Dataset entries:
-- START --
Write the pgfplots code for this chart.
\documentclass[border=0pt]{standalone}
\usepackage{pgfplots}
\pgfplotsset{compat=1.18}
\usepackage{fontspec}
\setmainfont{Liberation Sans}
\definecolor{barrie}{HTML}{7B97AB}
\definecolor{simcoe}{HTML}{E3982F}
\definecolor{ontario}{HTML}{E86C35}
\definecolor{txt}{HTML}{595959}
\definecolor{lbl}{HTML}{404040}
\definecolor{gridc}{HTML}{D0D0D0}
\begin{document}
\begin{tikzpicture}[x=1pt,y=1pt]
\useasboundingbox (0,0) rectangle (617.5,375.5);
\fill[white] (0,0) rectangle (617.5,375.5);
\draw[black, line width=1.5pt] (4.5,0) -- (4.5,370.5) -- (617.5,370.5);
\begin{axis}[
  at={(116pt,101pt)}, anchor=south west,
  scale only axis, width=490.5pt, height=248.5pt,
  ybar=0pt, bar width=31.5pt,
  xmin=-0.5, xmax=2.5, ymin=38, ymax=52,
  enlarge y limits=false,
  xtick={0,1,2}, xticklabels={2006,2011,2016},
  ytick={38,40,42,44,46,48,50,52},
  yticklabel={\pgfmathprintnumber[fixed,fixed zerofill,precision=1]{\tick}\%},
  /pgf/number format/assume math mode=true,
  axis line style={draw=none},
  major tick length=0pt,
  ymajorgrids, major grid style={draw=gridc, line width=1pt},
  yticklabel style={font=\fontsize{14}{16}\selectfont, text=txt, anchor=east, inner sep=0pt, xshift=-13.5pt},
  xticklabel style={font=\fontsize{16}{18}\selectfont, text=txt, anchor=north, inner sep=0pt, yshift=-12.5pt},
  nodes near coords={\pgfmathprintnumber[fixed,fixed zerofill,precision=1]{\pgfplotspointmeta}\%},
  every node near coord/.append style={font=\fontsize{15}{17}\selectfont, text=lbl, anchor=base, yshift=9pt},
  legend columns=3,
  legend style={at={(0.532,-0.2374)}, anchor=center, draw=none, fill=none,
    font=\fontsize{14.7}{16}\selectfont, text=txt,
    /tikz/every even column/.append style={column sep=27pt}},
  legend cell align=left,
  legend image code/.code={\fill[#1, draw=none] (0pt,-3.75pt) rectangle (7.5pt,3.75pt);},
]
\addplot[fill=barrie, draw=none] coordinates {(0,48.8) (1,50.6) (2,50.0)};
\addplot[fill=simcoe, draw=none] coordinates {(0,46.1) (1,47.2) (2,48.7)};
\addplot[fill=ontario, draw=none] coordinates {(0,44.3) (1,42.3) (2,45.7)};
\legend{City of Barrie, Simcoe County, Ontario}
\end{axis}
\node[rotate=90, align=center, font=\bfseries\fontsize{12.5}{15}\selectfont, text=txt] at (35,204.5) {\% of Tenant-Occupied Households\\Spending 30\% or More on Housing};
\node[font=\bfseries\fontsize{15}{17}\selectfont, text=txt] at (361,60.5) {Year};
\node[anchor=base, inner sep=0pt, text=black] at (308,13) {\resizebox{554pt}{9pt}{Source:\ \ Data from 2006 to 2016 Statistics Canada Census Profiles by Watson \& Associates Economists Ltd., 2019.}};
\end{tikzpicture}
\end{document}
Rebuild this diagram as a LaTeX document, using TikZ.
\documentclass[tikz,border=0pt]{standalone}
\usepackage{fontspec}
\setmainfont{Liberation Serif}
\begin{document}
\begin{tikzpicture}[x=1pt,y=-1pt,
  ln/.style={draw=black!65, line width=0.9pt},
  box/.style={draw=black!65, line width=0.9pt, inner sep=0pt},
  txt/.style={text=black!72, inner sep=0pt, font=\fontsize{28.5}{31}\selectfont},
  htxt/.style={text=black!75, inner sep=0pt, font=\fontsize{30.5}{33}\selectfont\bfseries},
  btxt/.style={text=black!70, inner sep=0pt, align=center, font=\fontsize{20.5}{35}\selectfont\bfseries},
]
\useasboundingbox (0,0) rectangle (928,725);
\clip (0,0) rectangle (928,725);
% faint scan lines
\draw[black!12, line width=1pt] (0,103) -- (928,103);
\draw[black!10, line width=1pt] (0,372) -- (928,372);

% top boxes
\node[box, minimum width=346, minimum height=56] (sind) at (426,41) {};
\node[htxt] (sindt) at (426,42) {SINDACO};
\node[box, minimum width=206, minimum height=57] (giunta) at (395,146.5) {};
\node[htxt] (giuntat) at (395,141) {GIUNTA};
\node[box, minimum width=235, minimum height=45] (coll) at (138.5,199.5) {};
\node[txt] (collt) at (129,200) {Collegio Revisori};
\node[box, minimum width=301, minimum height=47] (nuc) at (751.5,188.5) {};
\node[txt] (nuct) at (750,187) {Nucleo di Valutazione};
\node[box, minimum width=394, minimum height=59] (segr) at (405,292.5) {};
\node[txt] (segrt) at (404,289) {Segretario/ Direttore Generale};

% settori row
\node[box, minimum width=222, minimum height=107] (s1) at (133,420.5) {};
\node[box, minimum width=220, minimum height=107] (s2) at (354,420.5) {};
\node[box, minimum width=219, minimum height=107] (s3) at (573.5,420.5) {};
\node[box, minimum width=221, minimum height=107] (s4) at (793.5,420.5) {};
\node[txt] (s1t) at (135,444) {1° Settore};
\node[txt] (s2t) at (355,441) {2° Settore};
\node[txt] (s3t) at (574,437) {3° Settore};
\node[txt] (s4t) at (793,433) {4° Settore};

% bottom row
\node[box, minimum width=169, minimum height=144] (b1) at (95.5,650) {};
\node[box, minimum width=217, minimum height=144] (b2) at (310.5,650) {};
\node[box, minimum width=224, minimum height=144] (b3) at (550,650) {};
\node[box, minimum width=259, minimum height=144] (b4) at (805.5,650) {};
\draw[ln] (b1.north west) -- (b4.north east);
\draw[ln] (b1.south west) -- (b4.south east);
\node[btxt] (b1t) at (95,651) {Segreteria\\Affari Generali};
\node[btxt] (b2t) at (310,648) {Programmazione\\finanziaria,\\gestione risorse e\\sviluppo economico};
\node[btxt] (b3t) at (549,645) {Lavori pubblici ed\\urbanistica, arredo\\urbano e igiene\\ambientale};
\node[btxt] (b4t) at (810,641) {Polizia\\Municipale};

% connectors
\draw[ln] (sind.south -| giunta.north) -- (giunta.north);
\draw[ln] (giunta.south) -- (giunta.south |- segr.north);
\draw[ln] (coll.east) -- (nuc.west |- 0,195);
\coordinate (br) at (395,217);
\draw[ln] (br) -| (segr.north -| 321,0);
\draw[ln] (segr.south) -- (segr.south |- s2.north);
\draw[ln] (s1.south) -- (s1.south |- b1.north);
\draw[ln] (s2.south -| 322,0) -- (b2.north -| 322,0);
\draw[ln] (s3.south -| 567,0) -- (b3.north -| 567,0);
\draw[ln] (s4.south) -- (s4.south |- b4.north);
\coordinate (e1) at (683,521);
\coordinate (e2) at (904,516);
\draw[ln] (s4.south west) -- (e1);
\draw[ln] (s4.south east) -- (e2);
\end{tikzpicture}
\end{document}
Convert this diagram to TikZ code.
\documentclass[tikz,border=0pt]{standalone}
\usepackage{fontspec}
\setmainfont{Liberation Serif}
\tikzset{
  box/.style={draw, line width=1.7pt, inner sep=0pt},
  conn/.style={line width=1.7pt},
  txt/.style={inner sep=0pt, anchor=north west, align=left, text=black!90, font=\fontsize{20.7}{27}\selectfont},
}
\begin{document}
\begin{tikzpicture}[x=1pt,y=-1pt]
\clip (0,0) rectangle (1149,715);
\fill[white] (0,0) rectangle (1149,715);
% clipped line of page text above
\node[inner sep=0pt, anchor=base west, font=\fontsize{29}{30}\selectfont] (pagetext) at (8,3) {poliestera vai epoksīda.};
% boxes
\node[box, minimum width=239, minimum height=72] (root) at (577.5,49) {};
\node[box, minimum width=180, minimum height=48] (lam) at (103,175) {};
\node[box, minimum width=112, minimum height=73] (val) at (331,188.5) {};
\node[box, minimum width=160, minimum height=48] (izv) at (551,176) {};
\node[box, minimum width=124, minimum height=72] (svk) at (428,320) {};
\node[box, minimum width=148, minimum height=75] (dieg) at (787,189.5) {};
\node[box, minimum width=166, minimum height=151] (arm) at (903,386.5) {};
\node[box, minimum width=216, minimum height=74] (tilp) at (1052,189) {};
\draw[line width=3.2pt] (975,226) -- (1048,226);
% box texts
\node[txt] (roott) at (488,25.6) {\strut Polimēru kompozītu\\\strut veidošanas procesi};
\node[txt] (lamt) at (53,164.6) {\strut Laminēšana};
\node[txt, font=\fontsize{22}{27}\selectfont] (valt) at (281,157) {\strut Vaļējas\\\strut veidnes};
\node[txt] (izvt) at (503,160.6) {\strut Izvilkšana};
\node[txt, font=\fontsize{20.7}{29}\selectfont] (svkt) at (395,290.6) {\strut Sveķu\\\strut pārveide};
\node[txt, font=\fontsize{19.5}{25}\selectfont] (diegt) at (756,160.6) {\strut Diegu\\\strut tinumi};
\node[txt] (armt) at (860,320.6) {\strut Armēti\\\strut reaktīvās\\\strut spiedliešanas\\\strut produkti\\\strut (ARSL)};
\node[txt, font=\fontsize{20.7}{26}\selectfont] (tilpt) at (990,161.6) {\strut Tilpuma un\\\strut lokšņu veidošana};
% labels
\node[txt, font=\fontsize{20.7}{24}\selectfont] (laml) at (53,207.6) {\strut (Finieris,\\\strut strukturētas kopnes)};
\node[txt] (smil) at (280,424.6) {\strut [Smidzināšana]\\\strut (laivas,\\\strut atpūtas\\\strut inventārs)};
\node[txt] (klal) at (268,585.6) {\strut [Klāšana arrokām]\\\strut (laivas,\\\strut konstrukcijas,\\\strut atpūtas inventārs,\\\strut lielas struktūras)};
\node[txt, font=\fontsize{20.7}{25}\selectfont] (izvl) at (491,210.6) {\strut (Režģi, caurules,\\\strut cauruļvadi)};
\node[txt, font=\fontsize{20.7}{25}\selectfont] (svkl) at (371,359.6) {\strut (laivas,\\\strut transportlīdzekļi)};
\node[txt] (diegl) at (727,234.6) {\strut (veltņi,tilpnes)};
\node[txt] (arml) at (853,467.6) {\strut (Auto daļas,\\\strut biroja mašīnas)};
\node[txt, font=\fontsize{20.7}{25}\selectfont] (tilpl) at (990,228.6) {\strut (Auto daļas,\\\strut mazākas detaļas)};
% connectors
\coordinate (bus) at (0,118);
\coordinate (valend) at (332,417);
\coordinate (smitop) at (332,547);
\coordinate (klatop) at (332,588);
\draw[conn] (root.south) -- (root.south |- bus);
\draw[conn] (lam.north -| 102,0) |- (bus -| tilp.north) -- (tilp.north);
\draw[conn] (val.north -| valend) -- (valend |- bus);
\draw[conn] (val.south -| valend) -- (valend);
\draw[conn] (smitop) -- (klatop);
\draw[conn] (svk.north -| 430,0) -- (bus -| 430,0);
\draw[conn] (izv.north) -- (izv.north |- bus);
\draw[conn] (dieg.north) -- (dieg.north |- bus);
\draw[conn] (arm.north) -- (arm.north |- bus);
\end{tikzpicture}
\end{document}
-- END --
In the listing above, locate the line containing "Rebuild this diagram" and the line containing "(s4t) at (793,433)", then transcribe both and every line between them verbatim.

Output:
Rebuild this diagram as a LaTeX document, using TikZ.
\documentclass[tikz,border=0pt]{standalone}
\usepackage{fontspec}
\setmainfont{Liberation Serif}
\begin{document}
\begin{tikzpicture}[x=1pt,y=-1pt,
  ln/.style={draw=black!65, line width=0.9pt},
  box/.style={draw=black!65, line width=0.9pt, inner sep=0pt},
  txt/.style={text=black!72, inner sep=0pt, font=\fontsize{28.5}{31}\selectfont},
  htxt/.style={text=black!75, inner sep=0pt, font=\fontsize{30.5}{33}\selectfont\bfseries},
  btxt/.style={text=black!70, inner sep=0pt, align=center, font=\fontsize{20.5}{35}\selectfont\bfseries},
]
\useasboundingbox (0,0) rectangle (928,725);
\clip (0,0) rectangle (928,725);
% faint scan lines
\draw[black!12, line width=1pt] (0,103) -- (928,103);
\draw[black!10, line width=1pt] (0,372) -- (928,372);

% top boxes
\node[box, minimum width=346, minimum height=56] (sind) at (426,41) {};
\node[htxt] (sindt) at (426,42) {SINDACO};
\node[box, minimum width=206, minimum height=57] (giunta) at (395,146.5) {};
\node[htxt] (giuntat) at (395,141) {GIUNTA};
\node[box, minimum width=235, minimum height=45] (coll) at (138.5,199.5) {};
\node[txt] (collt) at (129,200) {Collegio Revisori};
\node[box, minimum width=301, minimum height=47] (nuc) at (751.5,188.5) {};
\node[txt] (nuct) at (750,187) {Nucleo di Valutazione};
\node[box, minimum width=394, minimum height=59] (segr) at (405,292.5) {};
\node[txt] (segrt) at (404,289) {Segretario/ Direttore Generale};

% settori row
\node[box, minimum width=222, minimum height=107] (s1) at (133,420.5) {};
\node[box, minimum width=220, minimum height=107] (s2) at (354,420.5) {};
\node[box, minimum width=219, minimum height=107] (s3) at (573.5,420.5) {};
\node[box, minimum width=221, minimum height=107] (s4) at (793.5,420.5) {};
\node[txt] (s1t) at (135,444) {1° Settore};
\node[txt] (s2t) at (355,441) {2° Settore};
\node[txt] (s3t) at (574,437) {3° Settore};
\node[txt] (s4t) at (793,433) {4° Settore};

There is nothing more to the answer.